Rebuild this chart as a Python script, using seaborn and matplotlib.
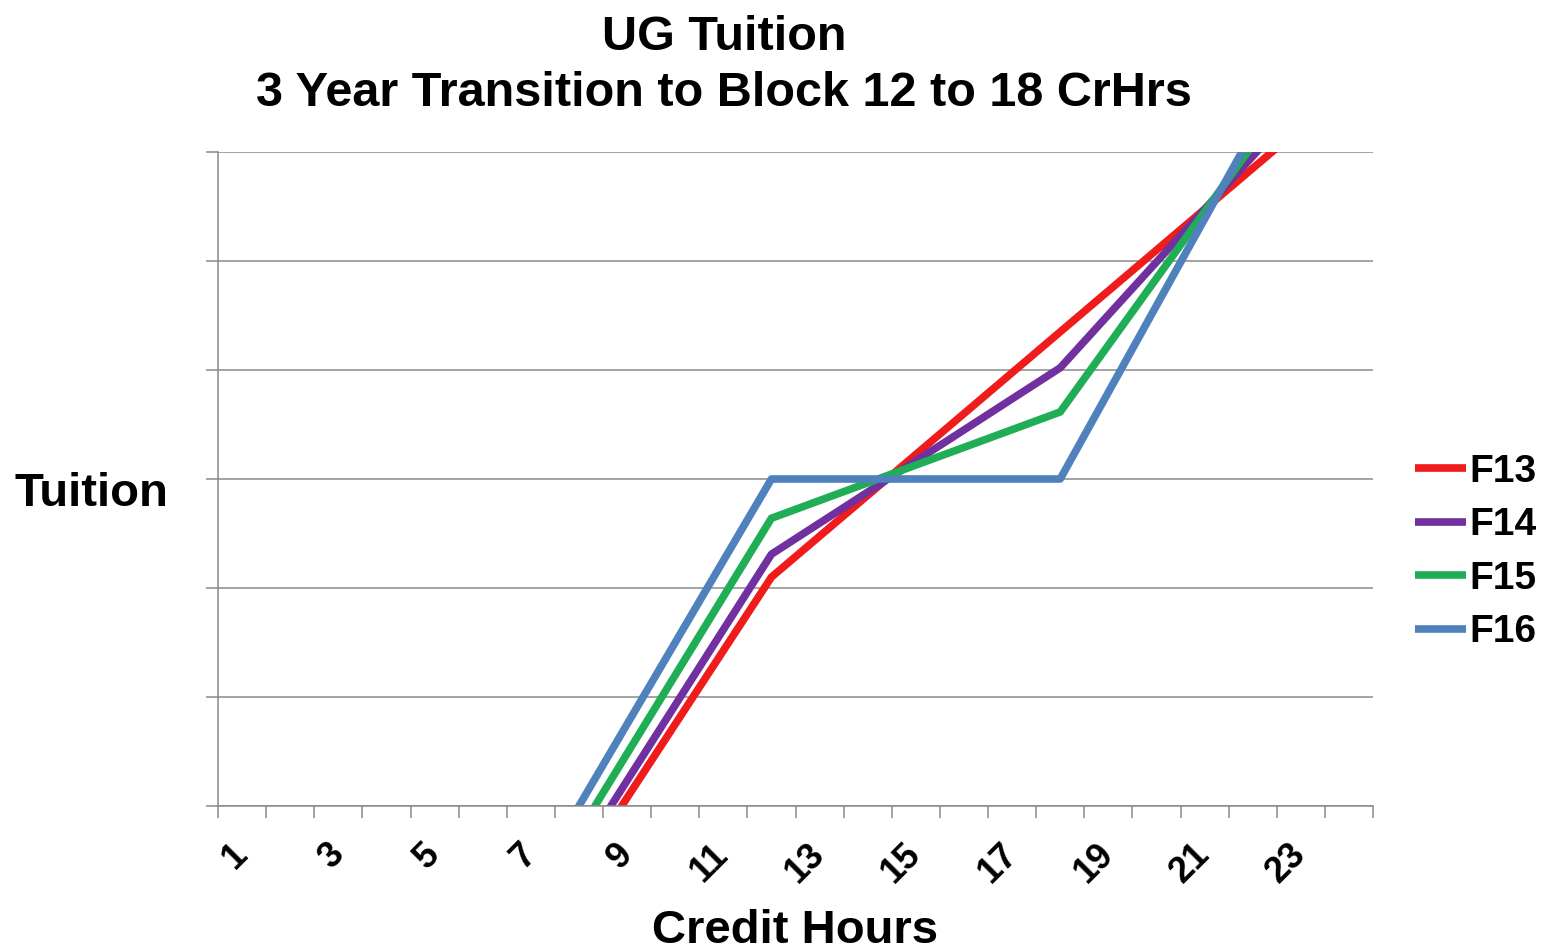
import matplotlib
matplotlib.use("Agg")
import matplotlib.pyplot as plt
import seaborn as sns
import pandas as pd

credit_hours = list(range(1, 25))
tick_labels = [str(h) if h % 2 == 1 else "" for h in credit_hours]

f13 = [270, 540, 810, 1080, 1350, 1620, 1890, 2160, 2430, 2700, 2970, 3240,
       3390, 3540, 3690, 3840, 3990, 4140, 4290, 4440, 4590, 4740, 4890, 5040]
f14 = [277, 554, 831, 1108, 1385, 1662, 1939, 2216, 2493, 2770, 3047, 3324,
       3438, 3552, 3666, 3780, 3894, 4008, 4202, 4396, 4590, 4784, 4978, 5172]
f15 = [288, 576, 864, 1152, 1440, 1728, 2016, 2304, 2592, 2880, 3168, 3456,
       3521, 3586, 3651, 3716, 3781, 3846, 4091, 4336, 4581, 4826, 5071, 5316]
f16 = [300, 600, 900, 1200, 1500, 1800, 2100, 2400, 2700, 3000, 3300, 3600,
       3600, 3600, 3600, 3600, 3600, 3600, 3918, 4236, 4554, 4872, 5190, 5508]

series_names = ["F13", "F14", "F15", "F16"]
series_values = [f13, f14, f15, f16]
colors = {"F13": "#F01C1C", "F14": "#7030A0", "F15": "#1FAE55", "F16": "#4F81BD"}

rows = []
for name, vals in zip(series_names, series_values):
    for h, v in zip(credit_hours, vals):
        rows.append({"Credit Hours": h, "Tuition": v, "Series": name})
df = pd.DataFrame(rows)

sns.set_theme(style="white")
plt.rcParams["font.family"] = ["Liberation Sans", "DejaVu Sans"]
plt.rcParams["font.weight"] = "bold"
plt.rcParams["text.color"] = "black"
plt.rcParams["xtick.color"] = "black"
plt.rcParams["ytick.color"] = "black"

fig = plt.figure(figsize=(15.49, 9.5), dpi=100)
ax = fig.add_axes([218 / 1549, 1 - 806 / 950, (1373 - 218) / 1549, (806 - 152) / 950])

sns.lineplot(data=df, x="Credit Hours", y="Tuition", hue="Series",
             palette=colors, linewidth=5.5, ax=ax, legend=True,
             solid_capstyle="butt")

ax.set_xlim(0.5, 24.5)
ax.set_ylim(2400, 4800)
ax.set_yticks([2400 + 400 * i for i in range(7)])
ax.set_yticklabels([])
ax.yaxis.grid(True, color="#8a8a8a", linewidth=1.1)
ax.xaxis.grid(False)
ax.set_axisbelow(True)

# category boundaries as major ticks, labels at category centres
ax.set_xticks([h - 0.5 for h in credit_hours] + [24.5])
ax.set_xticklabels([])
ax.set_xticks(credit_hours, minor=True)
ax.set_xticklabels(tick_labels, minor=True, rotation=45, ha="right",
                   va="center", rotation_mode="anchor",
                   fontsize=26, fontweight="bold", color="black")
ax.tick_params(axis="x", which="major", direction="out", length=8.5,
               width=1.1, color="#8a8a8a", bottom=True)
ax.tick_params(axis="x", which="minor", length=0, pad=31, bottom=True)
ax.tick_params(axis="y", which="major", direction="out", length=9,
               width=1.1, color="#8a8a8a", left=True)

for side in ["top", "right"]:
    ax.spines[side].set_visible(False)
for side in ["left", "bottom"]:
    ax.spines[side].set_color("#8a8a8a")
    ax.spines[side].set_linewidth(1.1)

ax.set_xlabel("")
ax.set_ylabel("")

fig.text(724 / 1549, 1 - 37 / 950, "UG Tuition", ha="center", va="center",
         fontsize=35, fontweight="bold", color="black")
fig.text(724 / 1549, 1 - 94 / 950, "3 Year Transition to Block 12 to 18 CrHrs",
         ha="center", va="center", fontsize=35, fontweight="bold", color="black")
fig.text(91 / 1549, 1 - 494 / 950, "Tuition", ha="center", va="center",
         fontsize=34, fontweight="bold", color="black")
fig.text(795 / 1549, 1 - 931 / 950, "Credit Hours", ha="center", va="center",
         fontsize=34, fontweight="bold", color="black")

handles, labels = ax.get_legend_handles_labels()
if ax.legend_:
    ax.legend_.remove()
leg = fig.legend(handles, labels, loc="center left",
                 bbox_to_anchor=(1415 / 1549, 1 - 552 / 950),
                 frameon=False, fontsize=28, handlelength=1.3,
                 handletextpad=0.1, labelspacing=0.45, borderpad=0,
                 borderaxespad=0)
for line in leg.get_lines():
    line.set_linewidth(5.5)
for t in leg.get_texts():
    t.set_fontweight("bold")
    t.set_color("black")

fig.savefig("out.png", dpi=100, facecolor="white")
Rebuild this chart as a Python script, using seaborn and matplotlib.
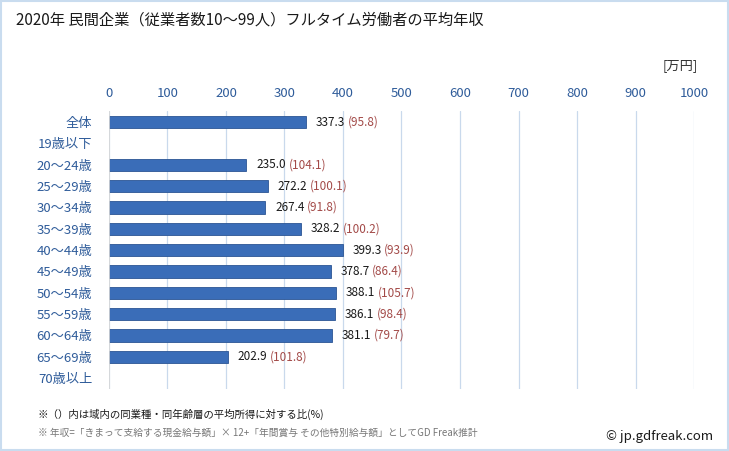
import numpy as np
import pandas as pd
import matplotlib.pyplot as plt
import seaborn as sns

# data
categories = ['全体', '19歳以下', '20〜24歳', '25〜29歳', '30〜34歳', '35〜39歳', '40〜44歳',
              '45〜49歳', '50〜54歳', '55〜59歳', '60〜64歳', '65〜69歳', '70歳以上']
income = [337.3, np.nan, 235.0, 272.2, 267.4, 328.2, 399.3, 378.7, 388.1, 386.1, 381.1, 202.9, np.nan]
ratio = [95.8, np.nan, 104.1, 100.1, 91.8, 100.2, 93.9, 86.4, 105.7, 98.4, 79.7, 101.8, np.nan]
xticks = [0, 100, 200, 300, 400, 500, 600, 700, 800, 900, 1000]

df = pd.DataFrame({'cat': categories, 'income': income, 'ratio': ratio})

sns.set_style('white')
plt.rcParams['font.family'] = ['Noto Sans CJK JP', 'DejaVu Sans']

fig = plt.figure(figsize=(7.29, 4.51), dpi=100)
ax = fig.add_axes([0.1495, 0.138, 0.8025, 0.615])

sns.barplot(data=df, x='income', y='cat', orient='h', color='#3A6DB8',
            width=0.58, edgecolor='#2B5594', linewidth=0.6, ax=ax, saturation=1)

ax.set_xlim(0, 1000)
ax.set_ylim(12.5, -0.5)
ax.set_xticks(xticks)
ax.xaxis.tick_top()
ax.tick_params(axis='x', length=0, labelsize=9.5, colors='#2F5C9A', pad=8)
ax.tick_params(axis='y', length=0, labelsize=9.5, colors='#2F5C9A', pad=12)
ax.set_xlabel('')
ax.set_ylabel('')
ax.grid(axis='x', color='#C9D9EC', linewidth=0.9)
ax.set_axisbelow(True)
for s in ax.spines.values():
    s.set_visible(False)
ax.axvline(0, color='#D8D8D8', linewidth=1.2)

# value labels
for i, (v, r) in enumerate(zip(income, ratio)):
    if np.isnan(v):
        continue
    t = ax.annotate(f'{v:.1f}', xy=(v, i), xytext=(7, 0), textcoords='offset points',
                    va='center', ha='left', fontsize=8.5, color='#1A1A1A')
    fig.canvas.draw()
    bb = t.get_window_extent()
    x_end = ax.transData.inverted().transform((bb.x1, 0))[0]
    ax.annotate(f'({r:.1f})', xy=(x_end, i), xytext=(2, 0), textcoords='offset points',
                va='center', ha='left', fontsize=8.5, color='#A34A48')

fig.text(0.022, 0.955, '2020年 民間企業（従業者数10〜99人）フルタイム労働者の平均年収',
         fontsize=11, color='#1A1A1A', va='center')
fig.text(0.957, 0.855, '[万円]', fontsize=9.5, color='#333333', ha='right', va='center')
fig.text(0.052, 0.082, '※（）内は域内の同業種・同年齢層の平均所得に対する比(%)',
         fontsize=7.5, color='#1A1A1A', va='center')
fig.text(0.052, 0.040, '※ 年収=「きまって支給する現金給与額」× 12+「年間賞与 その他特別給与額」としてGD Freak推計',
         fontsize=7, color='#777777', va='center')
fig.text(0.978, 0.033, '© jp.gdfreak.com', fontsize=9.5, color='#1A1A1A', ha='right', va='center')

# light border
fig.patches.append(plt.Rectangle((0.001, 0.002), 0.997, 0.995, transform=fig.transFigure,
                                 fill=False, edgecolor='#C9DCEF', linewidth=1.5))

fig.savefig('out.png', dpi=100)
########
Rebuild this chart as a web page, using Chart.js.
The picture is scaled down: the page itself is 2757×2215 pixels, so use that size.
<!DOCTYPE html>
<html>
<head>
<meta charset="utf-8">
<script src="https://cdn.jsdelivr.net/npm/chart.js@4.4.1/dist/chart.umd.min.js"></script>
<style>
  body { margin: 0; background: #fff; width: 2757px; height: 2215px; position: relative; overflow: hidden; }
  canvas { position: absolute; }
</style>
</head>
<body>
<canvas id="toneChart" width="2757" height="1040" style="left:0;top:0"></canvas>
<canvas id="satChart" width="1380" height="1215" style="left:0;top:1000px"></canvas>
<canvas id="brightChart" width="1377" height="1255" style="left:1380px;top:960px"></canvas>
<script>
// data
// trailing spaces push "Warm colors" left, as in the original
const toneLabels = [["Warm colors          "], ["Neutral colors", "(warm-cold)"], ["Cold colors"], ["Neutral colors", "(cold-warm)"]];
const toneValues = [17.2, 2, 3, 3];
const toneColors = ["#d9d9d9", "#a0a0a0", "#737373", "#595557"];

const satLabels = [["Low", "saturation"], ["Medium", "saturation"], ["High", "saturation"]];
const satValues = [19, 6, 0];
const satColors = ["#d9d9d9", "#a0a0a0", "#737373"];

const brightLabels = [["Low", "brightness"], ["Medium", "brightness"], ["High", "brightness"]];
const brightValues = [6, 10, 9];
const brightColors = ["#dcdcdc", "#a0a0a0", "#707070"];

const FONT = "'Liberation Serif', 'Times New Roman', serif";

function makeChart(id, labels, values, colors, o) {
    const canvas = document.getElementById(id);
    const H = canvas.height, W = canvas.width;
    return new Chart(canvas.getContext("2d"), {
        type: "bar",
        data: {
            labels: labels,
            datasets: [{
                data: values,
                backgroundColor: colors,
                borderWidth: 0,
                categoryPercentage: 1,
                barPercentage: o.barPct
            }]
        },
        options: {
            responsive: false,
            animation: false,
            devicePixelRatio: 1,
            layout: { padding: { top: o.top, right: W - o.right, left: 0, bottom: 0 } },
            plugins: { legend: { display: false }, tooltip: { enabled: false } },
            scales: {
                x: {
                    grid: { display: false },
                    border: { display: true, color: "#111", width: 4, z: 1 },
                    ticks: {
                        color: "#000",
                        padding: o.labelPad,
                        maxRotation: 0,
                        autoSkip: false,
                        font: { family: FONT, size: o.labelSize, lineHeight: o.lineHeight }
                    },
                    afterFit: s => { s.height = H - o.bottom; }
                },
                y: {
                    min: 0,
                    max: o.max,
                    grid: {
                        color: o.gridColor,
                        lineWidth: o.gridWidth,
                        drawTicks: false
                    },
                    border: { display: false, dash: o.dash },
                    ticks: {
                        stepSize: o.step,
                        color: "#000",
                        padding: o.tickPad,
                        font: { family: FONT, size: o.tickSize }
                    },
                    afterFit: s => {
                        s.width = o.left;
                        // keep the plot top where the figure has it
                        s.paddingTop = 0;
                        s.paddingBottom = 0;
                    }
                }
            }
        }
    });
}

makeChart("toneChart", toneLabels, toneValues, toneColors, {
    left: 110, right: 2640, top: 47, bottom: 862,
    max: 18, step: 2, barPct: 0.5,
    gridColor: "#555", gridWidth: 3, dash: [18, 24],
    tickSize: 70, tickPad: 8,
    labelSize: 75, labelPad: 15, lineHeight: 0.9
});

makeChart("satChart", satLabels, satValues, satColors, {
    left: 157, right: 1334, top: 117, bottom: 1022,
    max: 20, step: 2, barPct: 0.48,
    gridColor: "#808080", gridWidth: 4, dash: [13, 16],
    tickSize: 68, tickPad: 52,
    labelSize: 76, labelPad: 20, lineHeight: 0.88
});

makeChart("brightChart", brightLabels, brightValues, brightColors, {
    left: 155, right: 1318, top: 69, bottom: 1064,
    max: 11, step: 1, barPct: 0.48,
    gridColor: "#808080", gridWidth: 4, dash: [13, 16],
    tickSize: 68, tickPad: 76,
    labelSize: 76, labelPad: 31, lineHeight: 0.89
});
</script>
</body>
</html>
########
▸ Objective: For each line above that contains the word "script", copy that line.

▸ Worked solution:
Rebuild this chart as a Python script, using seaborn and matplotlib.
Rebuild this chart as a Python script, using seaborn and matplotlib.
<script src="https://cdn.jsdelivr.net/npm/chart.js@4.4.1/dist/chart.umd.min.js"></script>
<script>
</script>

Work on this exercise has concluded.